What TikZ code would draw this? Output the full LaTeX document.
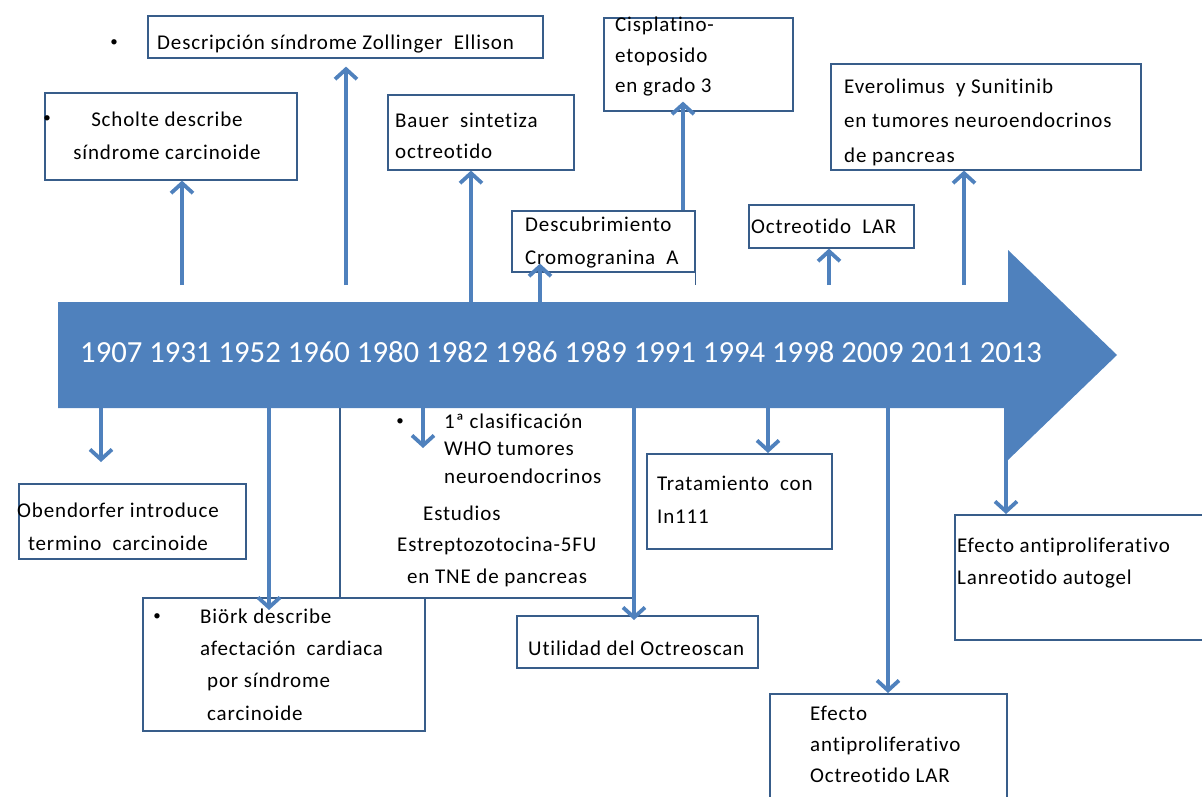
\documentclass[tikz,border=0pt]{standalone}
\usepackage{fontspec}
\setmainfont{Carlito}
\newfontfamily\cajafont[LetterSpace=4, Ligatures=NoCommon]{Carlito}
\usetikzlibrary{arrows.meta, positioning}
\definecolor{azulflecha}{HTML}{4F81BD}
\definecolor{azulborde}{HTML}{385D8A}

\begin{document}
\begin{tikzpicture}[x=1pt, y=-1pt,
    hito/.style={draw=azulborde, line width=1.6pt, inner sep=0pt, anchor=north west},
    texto/.style={inner sep=0pt, anchor=base west, align=left, font=\cajafont\fontsize{21}{33}\selectfont},
    vineta/.style={inner sep=0pt, anchor=center, font=\fontsize{15}{15}\selectfont},
    flecha/.style={draw=azulflecha, line width=3.8pt, -{Straight Barb[length=10pt, width=22pt]}}]

    \useasboundingbox (0,0) rectangle (1202,797);
    \clip (0,0) rectangle (1202,797);

    % cajas de arriba
    \node[hito, minimum width=395pt, minimum height=42pt] (zoll) at (147,15) {};
    \node[hito, minimum width=252pt, minimum height=87pt] (scholte) at (44,92) {};
    \node[hito, minimum width=186pt, minimum height=75pt] (bauer) at (387,94) {};
    \node[hito, minimum width=183pt, minimum height=61pt] (cromo) at (511,210) {};
    \node[hito, minimum width=189pt, minimum height=93pt] (cispla) at (603,17) {};
    \node[hito, minimum width=165pt, minimum height=43pt] (octlar) at (748,204) {};
    \node[hito, minimum width=310pt, minimum height=106pt] (everol) at (830,63) {};

    % cajas de abajo
    \node[hito, minimum width=227pt, minimum height=75pt] (obend) at (18,483) {};
    \node[hito, minimum width=282pt, minimum height=133pt] (biork) at (142,597) {};
    \node[hito, minimum width=294pt, minimum height=192pt] (clasif) at (339,405) {};
    \node[hito, minimum width=241pt, minimum height=52pt] (octscan) at (516,615) {};
    \node[hito, minimum width=185pt, minimum height=95pt] (tratam) at (646,453) {};
    \node[hito, minimum width=237pt, minimum height=130pt] (efocl) at (769,693) {};
    \node[hito, minimum width=270pt, minimum height=125pt] (lanreo) at (954,514) {};

    % flecha del tiempo
    \fill[azulflecha] (58,302) -- (1008,302) -- (1008,250) -- (1117,355)
        -- (1008,460) -- (1008,408) -- (58,408) -- cycle;
    \node[inner sep=0pt, anchor=base west, text=white, font=\fontsize{30.7}{30}\selectfont] (anios) at (80,362)
        {1907 1931 1952 1960 1980 1982 1986 1989 1991 1994 1998 2009 2011 2013};

    % textos (anclados en la linea base de la ultima linea)
    \node[texto] (zollT) at (157,50) {Descripción síndrome Zollinger\ \ Ellison};
    \node[vineta] (zollB) at (114,43) {•};
    \node[texto, anchor=base, align=center] (scholteT) at (167,160) {Scholte describe\\síndrome carcinoide};
    \node[vineta] (scholteB) at (47,119) {•};
    \node[texto, font=\cajafont\fontsize{21}{32}\selectfont] (bauerT) at (395,159) {Bauer\ \ sintetiza\\octreotido};
    \node[texto] (cromoT) at (525,264) {Descubrimiento\\Cromogranina\ \ A};
    \node[texto, font=\cajafont\fontsize{21}{30.5}\selectfont] (cisplaT) at (615,93) {Cisplatino-\\etoposido\\en grado 3};
    \node[texto] (octlarT) at (751,233) {Octreotido\ \ LAR};
    \node[texto, font=\cajafont\fontsize{21}{34.5}\selectfont] (everolT) at (844,162) {Everolimus\ \ y Sunitinib\\en tumores neuroendocrinos\\de pancreas};
    \node[texto, anchor=base, align=center] (obendT) at (118,550) {Obendorfer introduce\\termino\ \ carcinoide};
    \node[vineta] (biorkB) at (157,617) {•};
    \node[texto, font=\cajafont\fontsize{21}{32.3}\selectfont] (biorkT) at (200,720) {Biörk describe\\afectación\ \ cardiaca\\\hspace*{7pt}por síndrome\\\hspace*{7pt}carcinoide};
    \node[vineta] (clasifB) at (400,422) {•};
    \node[texto, font=\cajafont\fontsize{21}{27.5}\selectfont] (clasifT) at (444,483) {1ª clasificación\\WHO tumores\\neuroendocrinos};
    \node[texto, font=\cajafont\fontsize{21}{31.5}\selectfont] (estudT) at (397,583) {\hspace*{26pt}Estudios\\Estreptozotocina-5FU\\\hspace*{10pt}en TNE de pancreas};
    \node[texto] (octscanT) at (528,655) {Utilidad del Octreoscan};
    \node[texto] (tratamT) at (657,523) {Tratamiento\ \ con\\In111};
    \node[texto, font=\cajafont\fontsize{21}{31}\selectfont] (efoclT) at (810,782) {Efecto\\antiproliferativo\\Octreotido LAR};
    \node[texto, font=\cajafont\fontsize{21}{32}\selectfont] (lanreoT) at (957,584) {Efecto antiproliferativo\\Lanreotido autogel};

    % puntos sobre la flecha
    \coordinate (a1931) at (182,285);
    \coordinate (a1960) at (346,285);
    \coordinate (a1982) at (471,302);
    \coordinate (a1986) at (540,302);
    \coordinate (a1998) at (829,285);
    \coordinate (a2011) at (964,285);
    \coordinate (b1907) at (101,408);
    \coordinate (b1952) at (269,408);
    \coordinate (b1980) at (423,408);
    \coordinate (b1989) at (634,408);
    \coordinate (b1994) at (768,408);
    \coordinate (b2009) at (888,408);
    \coordinate (b2013) at (1006,408);

    % flechas hacia arriba
    \draw[flecha] (a1931) -- (a1931 |- scholte.south);
    \draw[flecha, shorten >=8pt] (a1960) -- (a1960 |- zoll.south);
    \draw[flecha] (a1982) -- (a1982 |- bauer.south);
    \draw[flecha, shorten >=-9pt] (a1986) -- (a1986 |- cromo.south);
    \draw[flecha, shorten >=-10pt] (cromo.north -| 683,0) -- (cispla.south -| 683,0);
    \draw[draw=azulborde, line width=1.6pt] (cromo.south east) -- (cromo.south east |- a1931);
    \draw[flecha] (a1998) -- (a1998 |- octlar.south);
    \draw[flecha] (a2011) -- (a2011 |- everol.south);

    % flechas hacia abajo
    \draw[flecha, shorten >=21pt] (b1907) -- (b1907 |- obend.north);
    \draw[flecha, shorten >=-13pt] (b1952) -- (b1952 |- biork.north);
    \draw[flecha] (b1980) -- ++(0,40);
    \draw[flecha, shorten >=-5pt] (b1989) -- (b1989 |- octscan.north);
    \draw[flecha] (b1994) -- (b1994 |- tratam.north);
    \draw[flecha] (b2009) -- (b2009 |- efocl.north);
    \draw[flecha] (b2013) -- (b2013 |- lanreo.north);
\end{tikzpicture}
\end{document}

════════

- Short problem -
Write out the listing above again, exactly, but with no pictures in the copy.

- The answer -
What TikZ code would draw this? Output the full LaTeX document.
\documentclass[tikz,border=0pt]{standalone}
\usepackage{fontspec}
\setmainfont{Carlito}
\newfontfamily\cajafont[LetterSpace=4, Ligatures=NoCommon]{Carlito}
\usetikzlibrary{arrows.meta, positioning}
\definecolor{azulflecha}{HTML}{4F81BD}
\definecolor{azulborde}{HTML}{385D8A}

\begin{document}
\begin{tikzpicture}[x=1pt, y=-1pt,
    hito/.style={draw=azulborde, line width=1.6pt, inner sep=0pt, anchor=north west},
    texto/.style={inner sep=0pt, anchor=base west, align=left, font=\cajafont\fontsize{21}{33}\selectfont},
    vineta/.style={inner sep=0pt, anchor=center, font=\fontsize{15}{15}\selectfont},
    flecha/.style={draw=azulflecha, line width=3.8pt, -{Straight Barb[length=10pt, width=22pt]}}]

    \useasboundingbox (0,0) rectangle (1202,797);
    \clip (0,0) rectangle (1202,797);

    % cajas de arriba
    \node[hito, minimum width=395pt, minimum height=42pt] (zoll) at (147,15) {};
    \node[hito, minimum width=252pt, minimum height=87pt] (scholte) at (44,92) {};
    \node[hito, minimum width=186pt, minimum height=75pt] (bauer) at (387,94) {};
    \node[hito, minimum width=183pt, minimum height=61pt] (cromo) at (511,210) {};
    \node[hito, minimum width=189pt, minimum height=93pt] (cispla) at (603,17) {};
    \node[hito, minimum width=165pt, minimum height=43pt] (octlar) at (748,204) {};
    \node[hito, minimum width=310pt, minimum height=106pt] (everol) at (830,63) {};

    % cajas de abajo
    \node[hito, minimum width=227pt, minimum height=75pt] (obend) at (18,483) {};
    \node[hito, minimum width=282pt, minimum height=133pt] (biork) at (142,597) {};
    \node[hito, minimum width=294pt, minimum height=192pt] (clasif) at (339,405) {};
    \node[hito, minimum width=241pt, minimum height=52pt] (octscan) at (516,615) {};
    \node[hito, minimum width=185pt, minimum height=95pt] (tratam) at (646,453) {};
    \node[hito, minimum width=237pt, minimum height=130pt] (efocl) at (769,693) {};
    \node[hito, minimum width=270pt, minimum height=125pt] (lanreo) at (954,514) {};

    % flecha del tiempo
    \fill[azulflecha] (58,302) -- (1008,302) -- (1008,250) -- (1117,355)
        -- (1008,460) -- (1008,408) -- (58,408) -- cycle;
    \node[inner sep=0pt, anchor=base west, text=white, font=\fontsize{30.7}{30}\selectfont] (anios) at (80,362)
        {1907 1931 1952 1960 1980 1982 1986 1989 1991 1994 1998 2009 2011 2013};

    % textos (anclados en la linea base de la ultima linea)
    \node[texto] (zollT) at (157,50) {Descripción síndrome Zollinger\ \ Ellison};
    \node[vineta] (zollB) at (114,43) {•};
    \node[texto, anchor=base, align=center] (scholteT) at (167,160) {Scholte describe\\síndrome carcinoide};
    \node[vineta] (scholteB) at (47,119) {•};
    \node[texto, font=\cajafont\fontsize{21}{32}\selectfont] (bauerT) at (395,159) {Bauer\ \ sintetiza\\octreotido};
    \node[texto] (cromoT) at (525,264) {Descubrimiento\\Cromogranina\ \ A};
    \node[texto, font=\cajafont\fontsize{21}{30.5}\selectfont] (cisplaT) at (615,93) {Cisplatino-\\etoposido\\en grado 3};
    \node[texto] (octlarT) at (751,233) {Octreotido\ \ LAR};
    \node[texto, font=\cajafont\fontsize{21}{34.5}\selectfont] (everolT) at (844,162) {Everolimus\ \ y Sunitinib\\en tumores neuroendocrinos\\de pancreas};
    \node[texto, anchor=base, align=center] (obendT) at (118,550) {Obendorfer introduce\\termino\ \ carcinoide};
    \node[vineta] (biorkB) at (157,617) {•};
    \node[texto, font=\cajafont\fontsize{21}{32.3}\selectfont] (biorkT) at (200,720) {Biörk describe\\afectación\ \ cardiaca\\\hspace*{7pt}por síndrome\\\hspace*{7pt}carcinoide};
    \node[vineta] (clasifB) at (400,422) {•};
    \node[texto, font=\cajafont\fontsize{21}{27.5}\selectfont] (clasifT) at (444,483) {1ª clasificación\\WHO tumores\\neuroendocrinos};
    \node[texto, font=\cajafont\fontsize{21}{31.5}\selectfont] (estudT) at (397,583) {\hspace*{26pt}Estudios\\Estreptozotocina-5FU\\\hspace*{10pt}en TNE de pancreas};
    \node[texto] (octscanT) at (528,655) {Utilidad del Octreoscan};
    \node[texto] (tratamT) at (657,523) {Tratamiento\ \ con\\In111};
    \node[texto, font=\cajafont\fontsize{21}{31}\selectfont] (efoclT) at (810,782) {Efecto\\antiproliferativo\\Octreotido LAR};
    \node[texto, font=\cajafont\fontsize{21}{32}\selectfont] (lanreoT) at (957,584) {Efecto antiproliferativo\\Lanreotido autogel};

    % puntos sobre la flecha
    \coordinate (a1931) at (182,285);
    \coordinate (a1960) at (346,285);
    \coordinate (a1982) at (471,302);
    \coordinate (a1986) at (540,302);
    \coordinate (a1998) at (829,285);
    \coordinate (a2011) at (964,285);
    \coordinate (b1907) at (101,408);
    \coordinate (b1952) at (269,408);
    \coordinate (b1980) at (423,408);
    \coordinate (b1989) at (634,408);
    \coordinate (b1994) at (768,408);
    \coordinate (b2009) at (888,408);
    \coordinate (b2013) at (1006,408);

    % flechas hacia arriba
    \draw[flecha] (a1931) -- (a1931 |- scholte.south);
    \draw[flecha, shorten >=8pt] (a1960) -- (a1960 |- zoll.south);
    \draw[flecha] (a1982) -- (a1982 |- bauer.south);
    \draw[flecha, shorten >=-9pt] (a1986) -- (a1986 |- cromo.south);
    \draw[flecha, shorten >=-10pt] (cromo.north -| 683,0) -- (cispla.south -| 683,0);
    \draw[draw=azulborde, line width=1.6pt] (cromo.south east) -- (cromo.south east |- a1931);
    \draw[flecha] (a1998) -- (a1998 |- octlar.south);
    \draw[flecha] (a2011) -- (a2011 |- everol.south);

    % flechas hacia abajo
    \draw[flecha, shorten >=21pt] (b1907) -- (b1907 |- obend.north);
    \draw[flecha, shorten >=-13pt] (b1952) -- (b1952 |- biork.north);
    \draw[flecha] (b1980) -- ++(0,40);
    \draw[flecha, shorten >=-5pt] (b1989) -- (b1989 |- octscan.north);
    \draw[flecha] (b1994) -- (b1994 |- tratam.north);
    \draw[flecha] (b2009) -- (b2009 |- efocl.north);
    \draw[flecha] (b2013) -- (b2013 |- lanreo.north);
\end{tikzpicture}
\end{document}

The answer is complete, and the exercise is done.